И в жаргоне есть свои щемящие, нежные слова, которыми мать убаюкивает больного ребенка.
А тихое, серое польское слово «smutno[24]» по-еврейски тоже будет: «смутно».
И когда польскому или еврейскому ребенку плохо живется на свете – они одним и тем же словом думают, что им – smutno{130}.
Грустно становится вечером, когда мальчики уже вымыли ноги, легли в кровать и теперь у них есть время поволноваться. Потому что отец сидит без работы. Мама болеет. Доктор дорого стоит. Братика не взяли в лагерь. Кто о нем сейчас заботится? Хочется плакать, но Гешель Грозовский берет скрипку, встает посреди комнаты и играет на сон грядущий. А Фриденсон, Розенцвайг и Пресман – михалувские певцы – хором поют еврейские песни. Под окнами каждый вечер собираются жители деревни и слушают незнакомые мелодии.
Молниеносно пронеслись четыре недели, в продолжение которых «пан» участвовал во всех приключениях, а потом вечером что-то писал в тетради, даже в субботу, хоть это и грех. Двадцатого июня все вернулись в Варшаву. Дети – на Крохмальную, Генсю, Смочую. «Пан» – в свою больницу на Слиской. И сразу по возвращении из лагеря почти на целый год уехал в Берлин. То была учебная поездка, нечто вроде последипломного образования, чтобы дополнить знания, полученные в Варшаве. Последующая слава Корчака-педагога заслонила собой огромные усилия, предпринятые им в молодости ради того, чтобы стать хорошим педиатром. А добиться этого было невозможно без визитов в зарубежные клиники в серьезных медицинских центрах, без общения с тамошними специалистами, без практики под их наблюдением. Тогда не существовало никаких стипендий и грантов. Подобную затею приходилось осуществлять собственными силами и за свой счет. И трогает то, что в своих берлинских отчетах, которые Корчак публиковал в журнале «Критика лекарска», он так подробно расписывал все расходы на проживание.
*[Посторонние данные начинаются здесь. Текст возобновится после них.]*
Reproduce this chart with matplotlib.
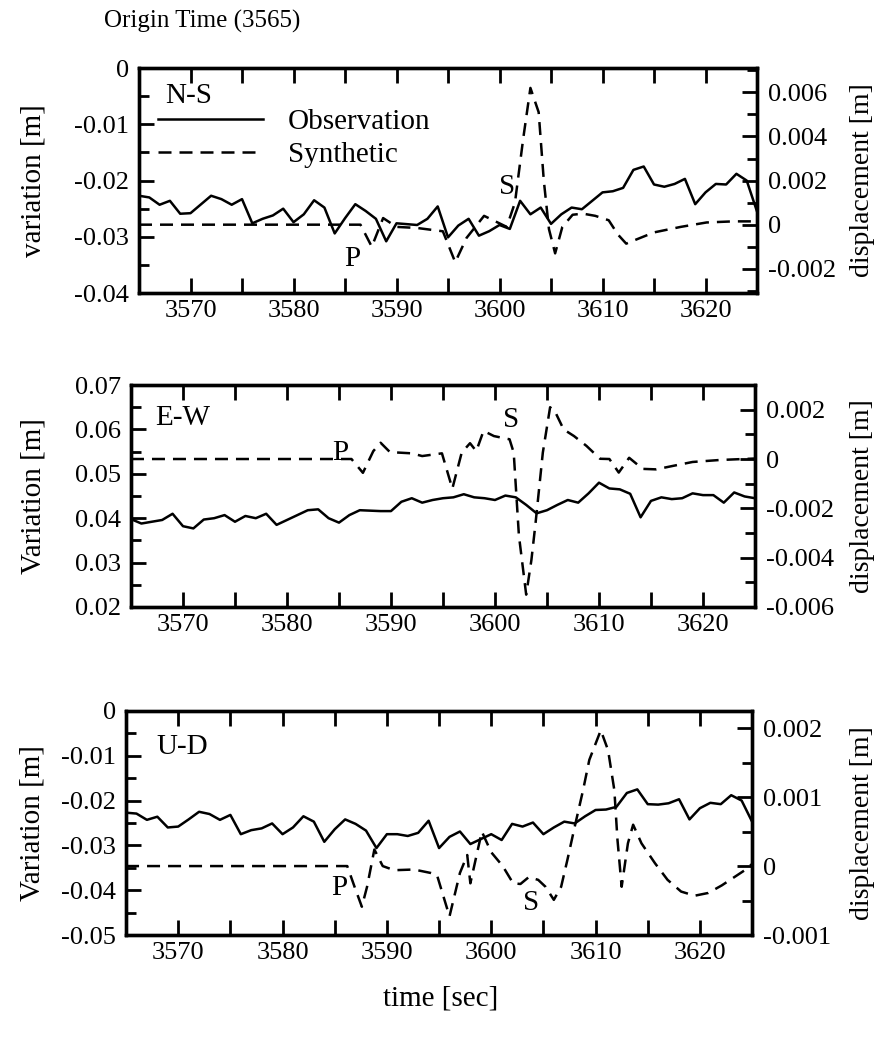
import matplotlib
matplotlib.use('Agg')
import matplotlib.pyplot as plt
from matplotlib.lines import Line2D
from matplotlib.ticker import MultipleLocator, FuncFormatter

plt.rcParams['font.family'] = ['Liberation Serif', 'DejaVu Serif']

# N-S component
nsObsTime = [3565, 3566, 3567, 3568, 3569, 3570, 3572, 3573, 3574, 3575, 3576, 3577, 3578, 3579,
             3580, 3581, 3582, 3583, 3584, 3585, 3586, 3587, 3588, 3589, 3590, 3592, 3593, 3594,
             3595, 3596, 3597, 3598, 3599, 3600, 3601, 3602, 3603, 3604, 3605, 3606, 3607, 3608,
             3609, 3610, 3611, 3612, 3613, 3614, 3615, 3616, 3617, 3618, 3619, 3620, 3621, 3622,
             3623, 3624, 3625]
nsObs = [-0.0227, -0.0230, -0.0243, -0.0236, -0.0259, -0.0258, -0.0227, -0.0233, -0.0243, -0.0233,
         -0.0276, -0.0268, -0.0262, -0.0250, -0.0274, -0.0260, -0.0235, -0.0248, -0.0294, -0.0267,
         -0.0242, -0.0254, -0.0268, -0.0308, -0.0276, -0.0279, -0.0268, -0.0246, -0.0301, -0.0280,
         -0.0268, -0.0298, -0.0290, -0.0279, -0.0286, -0.0236, -0.0260, -0.0248, -0.0277, -0.0260,
         -0.0248, -0.0251, -0.0236, -0.0221, -0.0219, -0.0213, -0.0181, -0.0175, -0.0207, -0.0211,
         -0.0206, -0.0197, -0.0242, -0.0221, -0.0206, -0.0207, -0.0188, -0.0200, -0.0255]
nsSynTime = [3565, 3586.5, 3587.6, 3588.7, 3590, 3592, 3594.5, 3595.7, 3596.8, 3598.5, 3599.6,
             3600.7, 3601.5, 3602.3, 3603, 3603.8, 3604.3, 3604.8, 3605.4, 3606.1, 3607.1, 3608.1,
             3609.3, 3610.6, 3611.5, 3612.3, 3613.4, 3615, 3617.6, 3620.1, 3622.7, 3625]
nsSyn = [0, 0, -0.0010, 0.0003, -0.0001, -0.00015, -0.0003, -0.0017, -0.0006, 0.0004, 0.00015,
         -0.0001, 0.0010, 0.0039, 0.0062, 0.0051, 0.0020, -0.0002, -0.0013, -0.0001, 0.00045, 0.0005,
         0.0004, 0.0002, -0.00045, -0.00086, -0.00065, -0.00035, -0.0001, 0.0001, 0.00015, 0.00015]

# E-W component
ewObsTime = [3565, 3566, 3568, 3569, 3570, 3571, 3572, 3573, 3574, 3575, 3576, 3577, 3578, 3579,
             3580, 3581, 3582, 3583, 3584, 3585, 3586, 3587, 3589, 3590, 3591, 3592, 3593, 3594,
             3595, 3596, 3597, 3598, 3599, 3600, 3601, 3602, 3603, 3604, 3605, 3606, 3607, 3608,
             3609, 3610, 3611, 3612, 3613, 3614, 3615, 3616, 3617, 3618, 3619, 3620, 3621, 3622,
             3623, 3624, 3625]
ewObs = [0.0398, 0.0388, 0.0396, 0.0410, 0.0382, 0.0377, 0.0397, 0.0400, 0.0407, 0.0392, 0.0405,
         0.0400, 0.0410, 0.0385, 0.0396, 0.0407, 0.0418, 0.0420, 0.0400, 0.0390, 0.0407, 0.0418,
         0.0416, 0.0416, 0.0437, 0.0445, 0.0435, 0.0441, 0.0445, 0.0447, 0.0454, 0.0447, 0.0445,
         0.0441, 0.0451, 0.0447, 0.0430, 0.0411, 0.0418, 0.0430, 0.0441, 0.0435, 0.0456, 0.0480,
         0.0467, 0.0465, 0.0455, 0.0402, 0.0439, 0.0447, 0.0443, 0.0445, 0.0456, 0.0452, 0.0452,
         0.0435, 0.0458, 0.0449, 0.0445]
ewSynTime = [3565, 3586.2, 3587.3, 3588.3, 3589, 3589.9, 3592, 3593, 3594.9, 3595.9, 3596.8,
             3597.6, 3598.2, 3598.9, 3599.9, 3601.4, 3601.8, 3602.3, 3603.0, 3603.5, 3603.9, 3604.6,
             3605.3, 3605.8, 3606.6, 3607.6, 3608.8, 3610.1, 3611, 3611.9, 3612.9, 3614.2, 3615.5,
             3617.1, 3619, 3621.6, 3625]
ewSyn = [0, 0, -0.00056, 0.00032, 0.00066, 0.00028, 0.00023, 0.00012, 0.00023, -0.0012, 0.00026,
         0.00064, 0.00032, 0.00114, 0.00093, 0.0008, 0.00026, -0.0031, -0.0055, -0.0041, -0.0026,
         0.00026, 0.0021, 0.0019, 0.0012, 0.00093, 0.00053, 0.00001, 0, -0.00055, 0.00005, -0.0004,
         -0.00042, -0.00028, -0.00012, -0.00004, 0.00002]

# U-D component
udObsTime = list(range(3565, 3626))
udObs = [-0.0227, -0.0229, -0.0243, -0.0236, -0.0260, -0.0258, -0.0242, -0.0225, -0.0230, -0.0243,
         -0.0232, -0.0275, -0.0266, -0.0262, -0.0251, -0.0275, -0.0260, -0.0235, -0.0247, -0.0292,
         -0.0264, -0.0242, -0.0252, -0.0267, -0.0306, -0.0275, -0.0275, -0.0279, -0.0272, -0.0245,
         -0.0306, -0.0281, -0.0269, -0.0297, -0.0286, -0.0275, -0.0288, -0.0252, -0.0258, -0.0249,
         -0.0275, -0.0260, -0.0247, -0.0251, -0.0235, -0.0221, -0.0220, -0.0214, -0.0183, -0.0175,
         -0.0208, -0.0209, -0.0206, -0.0197, -0.0242, -0.0217, -0.0205, -0.0208, -0.0188, -0.0200,
         -0.0247]
udSynTime = [3565, 3586.2, 3586.9, 3587.6, 3588.1, 3588.8, 3589.6, 3590.7, 3592.6, 3594.2, 3594.8,
             3596, 3597, 3597.7, 3598, 3598.6, 3599.1, 3600, 3601.1, 3602.1, 3602.8, 3603.6, 3604.5,
             3605.2, 3606, 3606.7, 3607.3, 3608, 3608.8, 3609.4, 3610.5, 3611.2, 3611.8, 3612.1,
             3612.5, 3613.1, 3613.6, 3614.4, 3615.7, 3616.9, 3618.2, 3619.5, 3620.8, 3622.1, 3623.3,
             3624.3, 3625]
udSyn = [0, 0, -0.0003, -0.00059, -0.0003, 0.00024, 0, -0.00006, -0.00005, -0.0001, -0.00013,
         -0.00073, -0.0001, 0.00016, -0.00025, 0.00016, 0.0005, 0.0002, 0, -0.00025, -0.00026,
         -0.00016, -0.0002, -0.0003, -0.00049, -0.0003, 0.00009, 0.00057, 0.0011, 0.00154, 0.00197,
         0.00168, 0.0011, 0.00038, -0.0003, 0.00033, 0.0006, 0.00033, 0.00004, -0.0002, -0.00037,
         -0.00043, -0.00039, -0.00028, -0.00016, -0.00006, 0.00003]

TICK_SIZE = 19
LABEL_SIZE = 21
DASHES = (5.2, 3.2)


def fmt(v, pos):
  s = '%g' % round(v, 6)
  return '0' if s in ('0', '-0') else s


def styleAxis(ax, tickLen=11):
  for spine in ax.spines.values():
    spine.set_linewidth(2.4)
  ax.tick_params(which='both', direction='in', width=2.0, labelsize=TICK_SIZE)
  ax.tick_params(which='major', length=tickLen)
  ax.tick_params(which='minor', length=7)


def drawPanel(rect, obsT, obs, synT, syn, leftLim, leftStep, rightLim, rightStep,
              leftLabel, name, nameXY, labelX, pPos, sPos, showLegend=False):
  ax = fig.add_axes(rect)
  ax.plot(obsT, obs, color='black', lw=1.8)
  ax.set_xlim(3565, 3625)
  ax.set_ylim(*leftLim)
  ax.xaxis.set_major_locator(MultipleLocator(10))
  ax.xaxis.set_minor_locator(MultipleLocator(5))
  ax.yaxis.set_major_locator(MultipleLocator(leftStep))
  ax.yaxis.set_minor_locator(MultipleLocator(leftStep / 2))
  ax.yaxis.set_major_formatter(FuncFormatter(fmt))
  ax.xaxis.set_ticks_position('both')
  styleAxis(ax)
  ax.tick_params(axis='x', which='minor', length=11)
  ax.tick_params(axis='x', pad=5)
  ax.tick_params(axis='y', pad=7)
  ax.set_ylabel(leftLabel, fontsize=LABEL_SIZE)
  ax.yaxis.set_label_coords(labelX[0], 0.5)

  ax2 = ax.twinx()
  ax2.plot(synT, syn, color='black', lw=1.8, dashes=DASHES)
  ax2.set_ylim(*rightLim)
  ax2.yaxis.set_major_locator(MultipleLocator(rightStep))
  ax2.yaxis.set_minor_locator(MultipleLocator(rightStep / 2))
  ax2.yaxis.set_major_formatter(FuncFormatter(fmt))
  styleAxis(ax2)
  ax2.tick_params(axis='y', pad=8)
  ax2.set_ylabel('displacement [m]', fontsize=20)
  ax2.yaxis.set_label_coords(labelX[1], 0.5)

  ax2.text(nameXY[0], nameXY[1], name, transform=ax.transAxes, fontsize=LABEL_SIZE,
           ha='left', va='center')
  ax2.text(pPos[0], pPos[1], 'P', transform=ax.transData, fontsize=LABEL_SIZE,
           ha='center', va='center')
  ax2.text(sPos[0], sPos[1], 'S', transform=ax.transData, fontsize=LABEL_SIZE,
           ha='center', va='center')

  if showLegend:
    handles = [Line2D([], [], color='black', lw=1.8),
               Line2D([], [], color='black', lw=1.8, dashes=DASHES)]
    ax2.legend(handles, ['Observation', 'Synthetic'], loc='upper left',
               bbox_to_anchor=(0.031, 0.82), frameon=False, fontsize=LABEL_SIZE,
               handlelength=3.6, handletextpad=0.85, labelspacing=0.22,
               borderpad=0, borderaxespad=0)
  return ax


fig = plt.figure(figsize=(8.82, 10.44), dpi=100)

drawPanel([0.1576, 0.7193, 0.7007, 0.2155], nsObsTime, nsObs, nsSynTime, nsSyn,
          (-0.04, 0), 0.01, (-0.0031, 0.0071), 0.002,
          'variation [m]', 'N-S', (0.042, 0.875), (-0.150, 1.150),
          (3585.7, -0.0339), (3600.7, -0.0211), showLegend=True)

drawPanel([0.1485, 0.4186, 0.7075, 0.2126], ewObsTime, ewObs, ewSynTime, ewSyn,
          (0.02, 0.07), 0.01, (-0.006, 0.003), 0.002,
          'Variation [m]', 'E-W', (0.038, 0.85), (-0.136, 1.152),
          (3585.1, 0.0547), (3601.5, 0.0621))

drawPanel([0.1429, 0.1044, 0.7098, 0.2146], udObsTime, udObs, udSynTime, udSyn,
          (-0.05, 0), 0.01, (-0.001, 0.00225), 0.001,
          'Variation [m]', 'U-D', (0.049, 0.84), (-0.128, 1.157),
          (3585.4, -0.0395), (3603.8, -0.0428))

fig.text(0.118, 0.979, 'Origin Time (3565)', fontsize=18, ha='left', va='center')
fig.text(0.5, 0.044, 'time [sec]', fontsize=LABEL_SIZE, ha='center', va='center')

fig.savefig('out.png', dpi=100)
plt.close(fig)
За 25 марок я получил комнату, скромно обставленную и идеально чистую, завтрак (кофе и две булки), постельное белье и полотенца; прислуживает сама домовладелица. За 70 пфеннигов – обед. <…> За 70 пфеннигов электричка, трамвай или омнибус в течение 15–30 минут перевезет меня с одного конца города на другой. <…>
Итак, полная стоимость проживания, вместе с мелкими расходами (кроме одежды) 35–40 рублей ежемесячно. За эти деньги Берлин позволяет тебе жить по-студенчески, <…> бесплатно пользоваться читальным залом научных журналов и библиотекой{131}.